SET PROBLEM
Extract the first line through the line containing "YAxis, CartesianGrid, Legend" from the listing below, exactly as written.

DATA TO PROCESS
________________________

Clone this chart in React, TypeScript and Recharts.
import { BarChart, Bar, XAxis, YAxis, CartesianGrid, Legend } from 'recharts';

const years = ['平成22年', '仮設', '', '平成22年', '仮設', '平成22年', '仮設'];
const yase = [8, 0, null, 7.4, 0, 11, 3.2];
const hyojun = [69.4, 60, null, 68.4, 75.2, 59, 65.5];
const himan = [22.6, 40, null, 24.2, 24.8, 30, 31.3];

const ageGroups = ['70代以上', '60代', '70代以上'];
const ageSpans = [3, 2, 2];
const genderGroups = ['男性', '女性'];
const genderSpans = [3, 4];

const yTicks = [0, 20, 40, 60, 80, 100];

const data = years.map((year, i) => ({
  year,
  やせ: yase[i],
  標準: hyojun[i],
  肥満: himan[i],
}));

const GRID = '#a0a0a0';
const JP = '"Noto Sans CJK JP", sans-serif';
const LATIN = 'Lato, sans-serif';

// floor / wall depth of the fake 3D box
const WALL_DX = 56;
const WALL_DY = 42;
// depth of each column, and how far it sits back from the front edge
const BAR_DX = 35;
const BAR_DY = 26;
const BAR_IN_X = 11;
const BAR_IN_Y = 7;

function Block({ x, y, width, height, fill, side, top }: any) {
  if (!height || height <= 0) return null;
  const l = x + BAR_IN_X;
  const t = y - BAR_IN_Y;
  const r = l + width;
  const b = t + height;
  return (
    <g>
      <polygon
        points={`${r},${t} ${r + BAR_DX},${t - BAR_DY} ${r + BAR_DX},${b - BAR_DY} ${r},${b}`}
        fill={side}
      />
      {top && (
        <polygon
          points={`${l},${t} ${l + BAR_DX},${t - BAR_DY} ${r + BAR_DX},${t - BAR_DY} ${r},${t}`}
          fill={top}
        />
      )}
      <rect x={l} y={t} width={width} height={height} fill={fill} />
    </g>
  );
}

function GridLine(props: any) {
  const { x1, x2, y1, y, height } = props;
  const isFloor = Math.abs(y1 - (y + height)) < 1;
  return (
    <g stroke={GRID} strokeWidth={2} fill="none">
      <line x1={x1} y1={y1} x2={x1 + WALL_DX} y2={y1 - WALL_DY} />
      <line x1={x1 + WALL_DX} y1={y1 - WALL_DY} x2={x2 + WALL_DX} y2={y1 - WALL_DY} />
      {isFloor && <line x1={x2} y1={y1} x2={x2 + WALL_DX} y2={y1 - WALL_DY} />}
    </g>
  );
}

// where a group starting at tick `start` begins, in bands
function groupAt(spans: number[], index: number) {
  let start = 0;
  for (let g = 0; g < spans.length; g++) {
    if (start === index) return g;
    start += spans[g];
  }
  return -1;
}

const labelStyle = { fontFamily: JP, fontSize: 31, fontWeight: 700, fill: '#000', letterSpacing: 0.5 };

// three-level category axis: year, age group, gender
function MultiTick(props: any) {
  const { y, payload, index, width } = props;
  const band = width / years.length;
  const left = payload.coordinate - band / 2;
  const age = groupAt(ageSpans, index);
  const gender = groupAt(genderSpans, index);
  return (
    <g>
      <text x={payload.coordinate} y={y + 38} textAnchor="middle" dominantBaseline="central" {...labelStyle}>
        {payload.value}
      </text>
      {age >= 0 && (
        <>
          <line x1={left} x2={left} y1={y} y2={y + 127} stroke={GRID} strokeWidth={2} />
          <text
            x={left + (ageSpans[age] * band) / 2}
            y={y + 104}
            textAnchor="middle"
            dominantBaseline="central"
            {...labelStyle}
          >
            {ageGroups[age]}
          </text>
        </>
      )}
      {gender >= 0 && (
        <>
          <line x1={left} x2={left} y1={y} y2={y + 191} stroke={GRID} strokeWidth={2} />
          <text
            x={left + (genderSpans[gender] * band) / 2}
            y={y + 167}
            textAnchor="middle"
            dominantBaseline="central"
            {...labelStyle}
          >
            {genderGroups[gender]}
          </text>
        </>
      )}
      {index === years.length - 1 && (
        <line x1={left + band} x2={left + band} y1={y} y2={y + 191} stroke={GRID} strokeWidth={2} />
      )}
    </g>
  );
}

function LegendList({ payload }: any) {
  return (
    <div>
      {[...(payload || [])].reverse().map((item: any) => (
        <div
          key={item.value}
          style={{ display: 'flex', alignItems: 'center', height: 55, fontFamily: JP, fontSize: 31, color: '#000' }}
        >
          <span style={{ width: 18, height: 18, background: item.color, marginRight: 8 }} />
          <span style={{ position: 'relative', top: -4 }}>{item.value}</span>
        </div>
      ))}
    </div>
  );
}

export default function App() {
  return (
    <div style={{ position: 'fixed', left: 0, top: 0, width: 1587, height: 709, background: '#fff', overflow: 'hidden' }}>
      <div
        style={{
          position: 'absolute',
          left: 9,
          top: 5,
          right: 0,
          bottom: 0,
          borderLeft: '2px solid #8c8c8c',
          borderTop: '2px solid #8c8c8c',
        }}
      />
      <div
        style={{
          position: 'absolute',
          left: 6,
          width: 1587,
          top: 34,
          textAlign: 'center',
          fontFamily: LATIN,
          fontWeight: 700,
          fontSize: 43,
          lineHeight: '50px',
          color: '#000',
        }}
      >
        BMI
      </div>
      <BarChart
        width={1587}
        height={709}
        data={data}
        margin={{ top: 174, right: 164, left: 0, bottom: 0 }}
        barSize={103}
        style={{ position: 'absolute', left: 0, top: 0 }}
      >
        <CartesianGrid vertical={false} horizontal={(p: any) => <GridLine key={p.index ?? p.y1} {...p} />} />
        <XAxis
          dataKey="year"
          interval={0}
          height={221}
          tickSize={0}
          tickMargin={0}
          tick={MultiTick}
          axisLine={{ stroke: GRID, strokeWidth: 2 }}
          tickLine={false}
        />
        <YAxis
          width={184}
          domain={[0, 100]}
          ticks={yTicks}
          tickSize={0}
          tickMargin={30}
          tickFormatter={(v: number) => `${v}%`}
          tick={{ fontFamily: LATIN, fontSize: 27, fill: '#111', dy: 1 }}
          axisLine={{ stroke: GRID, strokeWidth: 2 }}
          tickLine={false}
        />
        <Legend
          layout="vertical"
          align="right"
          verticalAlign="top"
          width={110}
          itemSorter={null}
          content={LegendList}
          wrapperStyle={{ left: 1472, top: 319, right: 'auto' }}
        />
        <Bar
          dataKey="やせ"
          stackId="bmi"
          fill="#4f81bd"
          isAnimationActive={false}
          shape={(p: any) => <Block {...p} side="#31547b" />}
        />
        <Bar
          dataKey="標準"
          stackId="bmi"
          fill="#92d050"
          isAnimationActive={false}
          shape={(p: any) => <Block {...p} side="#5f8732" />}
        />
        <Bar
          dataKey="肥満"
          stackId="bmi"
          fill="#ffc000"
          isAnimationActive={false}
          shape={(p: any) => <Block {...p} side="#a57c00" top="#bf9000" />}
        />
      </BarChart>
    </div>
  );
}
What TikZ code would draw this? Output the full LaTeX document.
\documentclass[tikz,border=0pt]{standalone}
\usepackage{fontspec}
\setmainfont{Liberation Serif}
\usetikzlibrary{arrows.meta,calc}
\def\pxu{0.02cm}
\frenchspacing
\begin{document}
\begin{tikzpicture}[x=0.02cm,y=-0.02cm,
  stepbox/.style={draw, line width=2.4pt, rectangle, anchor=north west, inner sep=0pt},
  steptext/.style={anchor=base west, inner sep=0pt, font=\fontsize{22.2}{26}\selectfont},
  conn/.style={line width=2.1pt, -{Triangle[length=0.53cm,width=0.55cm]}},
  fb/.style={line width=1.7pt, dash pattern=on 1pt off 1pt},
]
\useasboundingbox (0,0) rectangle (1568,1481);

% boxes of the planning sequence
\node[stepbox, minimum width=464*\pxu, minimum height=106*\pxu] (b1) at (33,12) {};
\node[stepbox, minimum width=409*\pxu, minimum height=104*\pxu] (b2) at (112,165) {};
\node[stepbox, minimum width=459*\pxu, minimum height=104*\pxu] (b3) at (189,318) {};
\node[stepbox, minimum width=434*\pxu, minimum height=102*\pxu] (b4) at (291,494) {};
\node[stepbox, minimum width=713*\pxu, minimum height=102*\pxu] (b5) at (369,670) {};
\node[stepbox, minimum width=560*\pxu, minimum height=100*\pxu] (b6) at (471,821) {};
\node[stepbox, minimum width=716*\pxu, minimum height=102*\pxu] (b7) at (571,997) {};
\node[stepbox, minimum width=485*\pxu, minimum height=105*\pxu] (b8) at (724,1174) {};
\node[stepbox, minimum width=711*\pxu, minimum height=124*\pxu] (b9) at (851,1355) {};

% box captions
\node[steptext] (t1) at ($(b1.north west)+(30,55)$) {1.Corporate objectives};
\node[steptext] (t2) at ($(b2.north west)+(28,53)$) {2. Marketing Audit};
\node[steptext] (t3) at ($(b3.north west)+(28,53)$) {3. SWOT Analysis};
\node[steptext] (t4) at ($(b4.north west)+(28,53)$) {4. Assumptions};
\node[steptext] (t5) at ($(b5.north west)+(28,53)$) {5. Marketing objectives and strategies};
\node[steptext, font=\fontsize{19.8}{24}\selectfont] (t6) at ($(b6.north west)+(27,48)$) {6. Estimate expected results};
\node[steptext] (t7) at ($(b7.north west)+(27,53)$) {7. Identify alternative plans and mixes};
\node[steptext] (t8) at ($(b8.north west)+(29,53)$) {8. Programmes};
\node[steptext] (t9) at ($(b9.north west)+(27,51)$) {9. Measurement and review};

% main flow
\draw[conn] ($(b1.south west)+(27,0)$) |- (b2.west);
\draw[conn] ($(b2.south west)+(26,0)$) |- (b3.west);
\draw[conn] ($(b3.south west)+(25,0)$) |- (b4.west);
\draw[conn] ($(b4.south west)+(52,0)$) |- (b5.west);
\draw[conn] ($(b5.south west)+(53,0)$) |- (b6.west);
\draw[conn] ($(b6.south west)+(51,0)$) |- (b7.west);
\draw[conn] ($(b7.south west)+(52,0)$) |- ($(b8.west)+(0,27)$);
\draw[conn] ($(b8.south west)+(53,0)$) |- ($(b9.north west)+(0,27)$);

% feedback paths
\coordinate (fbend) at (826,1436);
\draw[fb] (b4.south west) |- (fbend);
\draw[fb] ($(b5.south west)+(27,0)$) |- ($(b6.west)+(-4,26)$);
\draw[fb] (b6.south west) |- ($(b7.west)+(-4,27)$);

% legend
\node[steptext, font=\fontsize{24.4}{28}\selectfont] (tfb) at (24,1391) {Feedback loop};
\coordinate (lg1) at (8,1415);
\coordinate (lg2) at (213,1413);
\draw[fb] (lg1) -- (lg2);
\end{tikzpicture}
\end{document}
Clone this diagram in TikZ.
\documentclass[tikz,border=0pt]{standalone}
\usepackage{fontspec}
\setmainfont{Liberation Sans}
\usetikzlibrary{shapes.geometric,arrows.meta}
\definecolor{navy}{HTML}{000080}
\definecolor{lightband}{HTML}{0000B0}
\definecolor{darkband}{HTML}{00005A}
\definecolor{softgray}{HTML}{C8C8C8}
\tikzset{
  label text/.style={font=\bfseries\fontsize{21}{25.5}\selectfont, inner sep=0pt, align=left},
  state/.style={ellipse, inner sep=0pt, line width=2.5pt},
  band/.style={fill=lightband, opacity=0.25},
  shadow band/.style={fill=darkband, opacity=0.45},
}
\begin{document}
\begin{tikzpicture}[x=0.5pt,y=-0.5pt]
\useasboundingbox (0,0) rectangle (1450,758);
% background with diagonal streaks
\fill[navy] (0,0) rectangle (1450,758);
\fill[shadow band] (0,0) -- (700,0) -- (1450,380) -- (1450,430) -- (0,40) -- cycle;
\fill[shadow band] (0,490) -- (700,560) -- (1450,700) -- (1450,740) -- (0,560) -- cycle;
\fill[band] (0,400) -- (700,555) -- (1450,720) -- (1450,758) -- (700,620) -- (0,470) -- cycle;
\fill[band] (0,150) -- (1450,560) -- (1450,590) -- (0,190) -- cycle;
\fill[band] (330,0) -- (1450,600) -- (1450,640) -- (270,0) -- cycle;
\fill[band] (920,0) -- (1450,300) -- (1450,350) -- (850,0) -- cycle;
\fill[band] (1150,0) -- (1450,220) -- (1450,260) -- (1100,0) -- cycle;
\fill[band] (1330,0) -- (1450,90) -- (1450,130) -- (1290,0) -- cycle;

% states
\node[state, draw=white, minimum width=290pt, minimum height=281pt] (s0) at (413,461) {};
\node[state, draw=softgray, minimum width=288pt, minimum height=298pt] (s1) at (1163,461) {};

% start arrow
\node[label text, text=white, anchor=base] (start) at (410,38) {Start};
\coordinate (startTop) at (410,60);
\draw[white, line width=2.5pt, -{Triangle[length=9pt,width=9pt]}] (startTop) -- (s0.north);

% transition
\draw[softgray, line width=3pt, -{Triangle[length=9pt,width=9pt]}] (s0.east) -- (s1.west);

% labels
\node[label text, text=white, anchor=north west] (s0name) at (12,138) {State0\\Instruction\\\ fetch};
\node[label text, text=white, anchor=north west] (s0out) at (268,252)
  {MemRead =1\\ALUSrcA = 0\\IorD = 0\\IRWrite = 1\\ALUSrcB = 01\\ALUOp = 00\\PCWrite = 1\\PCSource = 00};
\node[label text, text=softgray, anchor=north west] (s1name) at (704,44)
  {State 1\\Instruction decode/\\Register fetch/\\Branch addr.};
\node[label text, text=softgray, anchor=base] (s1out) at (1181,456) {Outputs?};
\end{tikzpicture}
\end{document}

________________________

RESULT BELOW
Clone this chart in React, TypeScript and Recharts.
import { BarChart, Bar, XAxis, YAxis, CartesianGrid, Legend } from 'recharts';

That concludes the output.